Tuesday, March 29, 2011

Taliban Create Lashkar-e-Khorasan to Hunt Predator Spies

Via The Long War Journal (March 28, 2011) -

The Taliban have created a group assigned to hunt down tribesmen suspected of providing information to the CIA that enables the Predator campaign to target terrorist leaders in Pakistani tribal areas.

The group, known as the Lashkar-e-Khorasan, or Army of the Khorasan, was established in North Waziristan last year by both the Haqqani Network and Taliban forces under the command of Hafiz Gul Bahadar, The Express Tribune reported. The creation of the group was confirmed by Pakistani intelligence officials, tribesmen, and members of the Taliban.

The Pakistani government continues to maintain that Bahadar and the Haqqani Network are "good Taliban" as they do not attack the Pakistani state.
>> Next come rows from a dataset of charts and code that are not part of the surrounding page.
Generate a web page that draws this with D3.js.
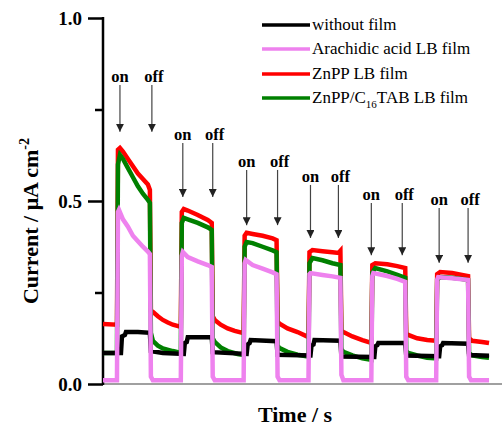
<!DOCTYPE html>
<html>
<head>
<meta charset="utf-8">
<script src="https://cdn.jsdelivr.net/npm/d3@7/dist/d3.min.js"></script>
<style>
  html, body { margin: 0; padding: 0; background: #fff; }
  svg { display: block; }
  text { font-family: "Liberation Serif", "Times New Roman", serif; }
</style>
</head>
<body>
<svg id="chart" width="503" height="427"></svg>
<script>
// ---- data (time in arbitrary units, current in µA cm^-2) ----
const seriesNames = ["without film", "Arachidic acid LB film", "ZnPP LB film", "ZnPP/C16TAB LB film"];

const withoutFilm = [
  [0,0.085],[18,0.085],[19,0.13],[22,0.134],[23,0.142],[35,0.142],[47,0.14],
  [48,0.09],[60,0.085],[81,0.082],
  [82,0.112],[84,0.115],[85,0.128],[109,0.128],
  [110,0.087],[144,0.082],
  [145,0.108],[147,0.112],[148,0.12],[174,0.117],
  [175,0.08],[208,0.078],
  [209,0.105],[211,0.108],[212,0.12],[238,0.118],
  [239,0.075],[272,0.074],
  [273,0.103],[275,0.106],[276,0.112],[303,0.112],
  [304,0.078],[337,0.076],
  [338,0.103],[340,0.106],[341,0.112],[366,0.11],
  [367,0.079],[387,0.077]
];

const arachidic = [
  [0,0.01],[14,0.01],
  [15,0.47],[16,0.476],[20,0.45],[25,0.43],[30,0.405],[35,0.39],[40,0.375],[45,0.362],[47,0.355],
  [48,0.02],[50,0.01],[78,0.01],
  [79,0.35],[80,0.361],[85,0.347],[95,0.335],[105,0.325],[109,0.32],
  [110,0.02],[112,0.01],[141,0.01],
  [142,0.33],[143,0.339],[150,0.325],[160,0.315],[170,0.305],[174,0.3],
  [175,0.02],[177,0.01],[206,0.01],
  [207,0.3],[208,0.303],[220,0.298],[230,0.294],[238,0.29],
  [239,0.025],[241,0.01],[269,0.01],
  [270,0.295],[271,0.303],[285,0.295],[295,0.287],[303,0.279],
  [304,0.02],[306,0.01],[334,0.01],
  [335,0.285],[336,0.292],[350,0.289],[360,0.286],[366,0.284],
  [367,0.02],[369,0.01],[387,0.01]
];

const znpp = [
  [0,0.164],[14,0.162],
  [15,0.64],[17,0.645],[20,0.635],[25,0.615],[30,0.595],[35,0.575],[40,0.56],[45,0.545],[47,0.53],
  [48,0.2],[50,0.197],[55,0.185],[60,0.175],[65,0.168],[70,0.162],[78,0.156],
  [79,0.47],[81,0.478],[85,0.474],[90,0.468],[95,0.462],[100,0.455],[105,0.448],[109,0.44],
  [110,0.185],[112,0.175],[118,0.162],[125,0.152],[132,0.145],[141,0.139],
  [142,0.405],[144,0.413],[150,0.41],[160,0.405],[170,0.398],[174,0.393],
  [175,0.17],[177,0.165],[185,0.152],[195,0.142],[206,0.128],
  [207,0.36],[210,0.366],[220,0.363],[230,0.36],[236,0.358],[238,0.364],
  [239,0.145],[241,0.142],[250,0.13],[260,0.12],[269,0.112],
  [270,0.325],[273,0.33],[285,0.327],[295,0.322],[303,0.317],
  [304,0.138],[306,0.134],[315,0.125],[325,0.12],[334,0.118],
  [335,0.3],[338,0.306],[350,0.303],[360,0.298],[366,0.295],
  [367,0.125],[370,0.118],[380,0.115],[387,0.112]
];

const znppC16 = [
  [0,0.085],[14,0.085],
  [15,0.6],[17,0.626],[20,0.615],[25,0.59],[30,0.565],[35,0.54],[40,0.52],[45,0.503],[47,0.495],
  [48,0.14],[50,0.118],[55,0.105],[60,0.097],[70,0.09],[78,0.085],
  [79,0.44],[81,0.454],[85,0.45],[95,0.44],[105,0.428],[109,0.421],
  [110,0.125],[112,0.115],[118,0.1],[125,0.09],[135,0.082],[141,0.079],
  [142,0.375],[144,0.388],[150,0.385],[160,0.375],[170,0.365],[174,0.36],
  [175,0.105],[177,0.098],[185,0.088],[195,0.08],[206,0.075],
  [207,0.33],[210,0.344],[220,0.338],[230,0.33],[238,0.325],
  [239,0.095],[241,0.088],[250,0.078],[260,0.07],[269,0.066],
  [270,0.305],[273,0.317],[285,0.308],[295,0.298],[303,0.29],
  [304,0.09],[306,0.085],[315,0.078],[325,0.072],[334,0.07],
  [335,0.285],[338,0.292],[350,0.29],[360,0.287],[366,0.284],
  [367,0.085],[370,0.078],[380,0.074],[387,0.072]
];

// light on / off markers: arrow time, arrow tip value, label value (bottom of label)
const onTimes   = [17, 80, 144, 208, 269, 337];
const offTimes  = [49, 110, 175, 236, 300, 366];
const arrowTips = [0.689, 0.511, 0.434, 0.399, 0.352, 0.331];
const labelBase = [0.825, 0.667, 0.593, 0.552, 0.503, 0.489];

const yMajorTicks = [0, 0.5, 1.0];
const yMinorTicks = [0.25, 0.75];
const yTickLabels = ["0.0", "0.5", "1.0"];

// ---- drawing ----
const svg = d3.select("#chart");
const x = d3.scaleLinear().domain([0, 400]).range([103, 502]);
const y = d3.scaleLinear().domain([0, 1]).range([384, 18]);

const colors = { black: "#000000", pink: "#ee82ee", red: "#ff0000", green: "#008000" };

// x axis (grey line, no ticks)
svg.append("line")
  .attr("x1", x(0)).attr("x2", x(400))
  .attr("y1", y(0)).attr("y2", y(0))
  .attr("stroke", "#808080").attr("stroke-width", 1.5);

// y axis
const yAxis = d3.axisLeft(y)
  .tickValues(yMajorTicks)
  .tickSize(15)
  .tickPadding(6)
  .tickFormat((d, i) => yTickLabels[i]);
const gy = svg.append("g").attr("transform", `translate(${x(0)},0)`).call(yAxis);
gy.select(".domain").remove();
gy.selectAll(".tick line").attr("stroke", "#000").attr("stroke-width", 2.5);
gy.selectAll(".tick text")
  .attr("font-family", "'Liberation Serif', 'Times New Roman', serif")
  .attr("font-size", 19).attr("font-weight", "bold").attr("fill", "#000");
const yMinor = d3.axisLeft(y).tickValues(yMinorTicks).tickSize(8).tickFormat("");
const gym = svg.append("g").attr("transform", `translate(${x(0)},0)`).call(yMinor);
gym.select(".domain").remove();
gym.selectAll(".tick line").attr("stroke", "#000").attr("stroke-width", 2.5);
svg.append("line")
  .attr("x1", x(0)).attr("x2", x(0))
  .attr("y1", y(1) - 1).attr("y2", y(0) + 1)
  .attr("stroke", "#000").attr("stroke-width", 2.5);

// data lines
const line = d3.line().x(d => x(d[0])).y(d => y(d[1]));
const drawOrder = [
  [znpp, colors.red],
  [znppC16, colors.green],
  [withoutFilm, colors.black],
  [arachidic, colors.pink]
];
drawOrder.forEach(([data, col]) => {
  svg.append("path").datum(data)
    .attr("d", line)
    .attr("fill", "none")
    .attr("stroke", col)
    .attr("stroke-width", 4.5)
    .attr("stroke-linejoin", "miter");
});

// arrows and on/off labels
svg.append("defs").append("marker")
  .attr("id", "arrowhead")
  .attr("viewBox", "0 0 10 10")
  .attr("refX", 10).attr("refY", 5)
  .attr("markerWidth", 8).attr("markerHeight", 8)
  .attr("markerUnits", "userSpaceOnUse")
  .attr("orient", "auto")
  .append("path").attr("d", "M0,0 L10,5 L0,10 Z").attr("fill", "#222");

function drawMarker(t, i, label) {
  const tip = y(arrowTips[i]);
  const base = y(labelBase[i]);
  svg.append("line")
    .attr("x1", x(t)).attr("x2", x(t))
    .attr("y1", base + 3).attr("y2", tip)
    .attr("stroke", "#444").attr("stroke-width", 1.2)
    .attr("marker-end", "url(#arrowhead)");
  svg.append("text")
    .attr("x", x(t) + (label === "off" ? 2 : 0)).attr("y", base)
    .attr("text-anchor", "middle")
    .attr("font-size", 16.5).attr("font-weight", "bold")
    .attr("fill", "#000")
    .text(label);
}
onTimes.forEach((t, i) => drawMarker(t, i, "on"));
offTimes.forEach((t, i) => drawMarker(t, i, "off"));

// legend
const legendColors = [colors.black, colors.pink, colors.red, colors.green];
const legendY = [25, 49, 74, 98];
seriesNames.forEach((name, i) => {
  svg.append("line")
    .attr("x1", 262).attr("x2", 310)
    .attr("y1", legendY[i]).attr("y2", legendY[i])
    .attr("stroke", legendColors[i]).attr("stroke-width", 3.5);
  const t = svg.append("text")
    .attr("x", 312).attr("y", legendY[i] + 5)
    .attr("font-size", 17).attr("fill", "#000");
  if (name.includes("C16")) {
    const parts = name.split("C16");
    t.append("tspan").text(parts[0] + "C");
    t.append("tspan").attr("font-size", 11).attr("dy", 5).text("16");
    t.append("tspan").attr("dy", -5).text(parts[1]);
  } else {
    t.text(name);
  }
});

// axis titles
svg.append("text")
  .attr("x", 295).attr("y", 422)
  .attr("text-anchor", "middle")
  .attr("font-size", 22).attr("font-weight", "bold")
  .text("Time / s");

const yt = svg.append("text")
  .attr("transform", "translate(38,221) rotate(-90)")
  .attr("text-anchor", "middle")
  .attr("font-size", 22).attr("font-weight", "bold");
yt.append("tspan").text("Current / \u03bcA cm");
yt.append("tspan").attr("font-size", 14).attr("dy", -9).text("-2");
</script>
</body>
</html>
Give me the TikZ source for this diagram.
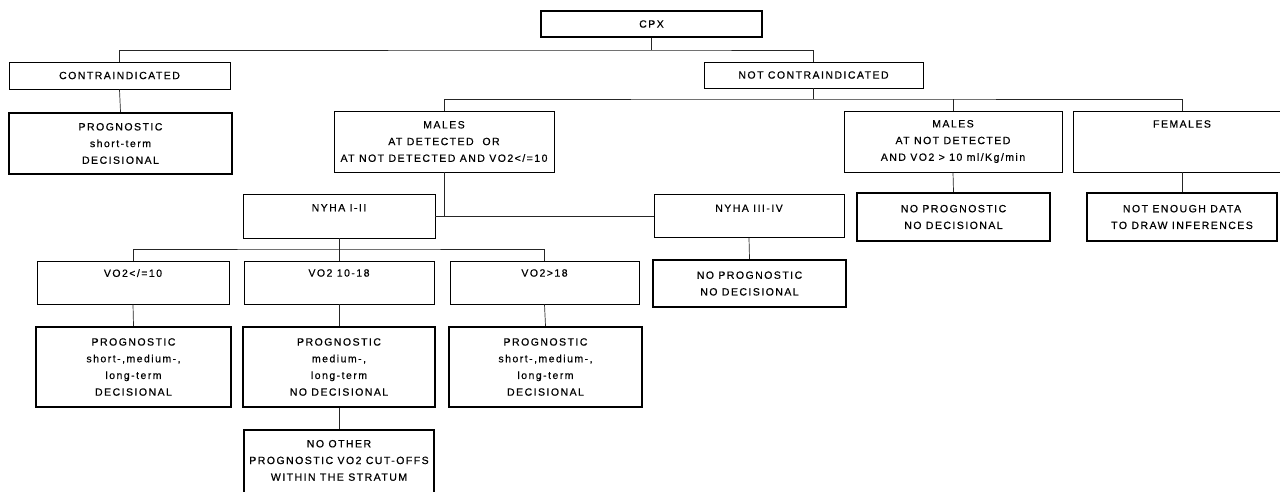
\documentclass[tikz,border=0pt]{standalone}
\usepackage{fontspec}
\setmainfont{Liberation Sans}[LetterSpace=14,FakeBold=0.6]
\begin{document}
\begin{tikzpicture}[x=1pt,y=-1pt,
  every node/.style={font=\fontsize{10.5}{16.7}\selectfont, align=center, inner sep=0pt},
  thinbox/.style={draw, line width=0.9pt},
  thickbox/.style={draw, line width=2.4pt},
  conn/.style={line width=0.7pt, black!85},
  toptext/.style={anchor=north, yshift=-9.5pt}]
\useasboundingbox (0,0) rectangle (1280,491);
% boxes
\node[thickbox, minimum width=221pt, minimum height=26pt] (cpx) at (651.5,24) {CPX};
\node[thinbox, minimum width=221pt, minimum height=27pt] (contra) at (119.5,75.5) {CONTRAINDICATED};
\node[thickbox, minimum width=223pt, minimum height=61pt] (cprog) at (120.5,143.5) {PROGNOSTIC\\short-term\\DECISIONAL};
\node[thinbox, minimum width=219pt, minimum height=26pt] (notc) at (813.5,75) {NOT CONTRAINDICATED};
\node[thinbox, minimum width=220pt, minimum height=61pt] (males1) at (444,141.5) {MALES\\AT DETECTED\ \ OR\\AT NOT DETECTED AND VO2</=10};
\node[thinbox, minimum width=218pt, minimum height=61pt] (males2) at (953,141.5) {MALES\\AT NOT DETECTED\\AND VO2 > 10 ml/Kg/min};
\node[thinbox, minimum width=218pt, minimum height=61pt] (fem) at (1182,141.5) {};
\node[toptext] (femt) at (fem.north) {FEMALES};
\node[thickbox, minimum width=193pt, minimum height=48pt] (noprog2) at (953.5,217) {NO PROGNOSTIC\\NO DECISIONAL};
\node[thickbox, minimum width=190pt, minimum height=48pt] (noenough) at (1182,217) {NOT ENOUGH DATA\\TO DRAW INFERENCES};
\node[thinbox, minimum width=192pt, minimum height=44pt] (nyha1) at (339,216) {};
\node[toptext, yshift=-0.8pt] (nyha1t) at (nyha1.north) {NYHA I-II};
\node[thinbox, minimum width=190pt, minimum height=43pt] (nyha3) at (749,216) {};
\node[toptext, yshift=-0.8pt] (nyha3t) at (nyha3.north) {NYHA III-IV};
\node[thickbox, minimum width=193pt, minimum height=47pt] (noprog3) at (749.5,283.5) {NO PROGNOSTIC\\NO DECISIONAL};
\node[thinbox, minimum width=192pt, minimum height=43pt] (v1) at (133,282.5) {};
\node[toptext, yshift=1pt] (v1t) at (v1.north) {VO2</=10};
\node[thinbox, minimum width=190pt, minimum height=43pt] (v2) at (339,282.5) {};
\node[toptext, yshift=1pt] (v2t) at (v2.north) {VO2 10-18};
\node[thinbox, minimum width=189pt, minimum height=43pt] (v3) at (544.5,282.5) {};
\node[toptext, yshift=1pt] (v3t) at (v3.north) {VO2>18};
\node[thickbox, minimum width=195pt, minimum height=80pt] (p1) at (133.5,367) {PROGNOSTIC\\short-,medium-,\\long-term\\DECISIONAL};
\node[thickbox, minimum width=192pt, minimum height=80pt] (p2) at (339,367) {PROGNOSTIC\\medium-,\\long-term\\NO DECISIONAL};
\node[thickbox, minimum width=193pt, minimum height=80pt] (p3) at (545.5,367) {PROGNOSTIC\\short-,medium-,\\long-term\\DECISIONAL};
\node[thickbox, minimum width=190pt, minimum height=80pt] (noother) at (339,470) {};
\node[toptext, yshift=-1.5pt] (noothert) at (noother.north) {NO OTHER\\PROGNOSTIC VO2 CUT-OFFS\\WITHIN THE STRATUM};
% bus levels
\coordinate (b1) at (0,50);
\coordinate (b2) at (0,99);
\coordinate (b3) at (0,249);
% connectors
\draw[conn] (cpx.south) -- (cpx.south |- b1);
\draw[conn] (contra.north) |- (cpx.south |- b1) -| (notc.north);
\draw[conn] (contra.south) -- (cprog.north);
\draw[conn] (notc.south) -- (notc.south |- b2);
\draw[conn] (males1.north) |- (notc.south |- b2) -| (fem.north);
\draw[conn] (males2.north) -- (males2.north |- b2);
\draw[conn] (males2.south) -- (noprog2.north);
\draw[conn] (fem.south) -- (noenough.north);
\draw[conn] (males1.south) -- (males1.south |- nyha1.east);
\draw[conn] (nyha1.east) -- (nyha3.west);
\draw[conn] (nyha3.south) -- (noprog3.north);
\draw[conn] (nyha1.south) -- (nyha1.south |- b3);
\draw[conn] (v1.north) |- (nyha1.south |- b3) -| (v3.north);
\draw[conn] (v2.north) -- (v2.north |- b3);
\draw[conn] (v1.south) -- (p1.north);
\draw[conn] (v2.south) -- (p2.north);
\draw[conn] (v3.south) -- (p3.north);
\draw[conn] (p2.south) -- (noother.north);
\end{tikzpicture}
\end{document}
But both Bahadar and the Haaqani Network shelter al Qaeda and also various Taliban groups that do conduct attacks in Pakistan and Afghanistan.

The Lashkar-e-Khorasan was first established as a "loose network with members casually going out and trying to find out who is providing information to the US," but has become an "organized" unit that is "scientifically on the counter-intelligence line," a Taliban member associated with Bahadar's group told the The Express Tribune.

The unit is estimated have more than 300 fighters and to operate primarily in the Datta Khel, Mir Ali, and Miramshah areas. These three areas are strongholds of the Haqqani Network and Bahadar's Taliban forces, as well as for al Qaeda and allied terror groups, and have been heavily targeted by the CIA.

[...]

The Taliban's usage of the term "Khorasan" indicates that they are working in conjunction with al Qaeda in the effort to hunt down the spy network in North Waziristan. Al Qaeda's forces in Pakistan and Afghanistan are known as Qaidat al-Jihad fi Khorasan, or the Base of the Jihad in the Khorasan. It was in North Waziristan that the US killed Mustafa Abu Yazid, the leader of Al Qaeda in the Khorasan, in a Predator strike last summer.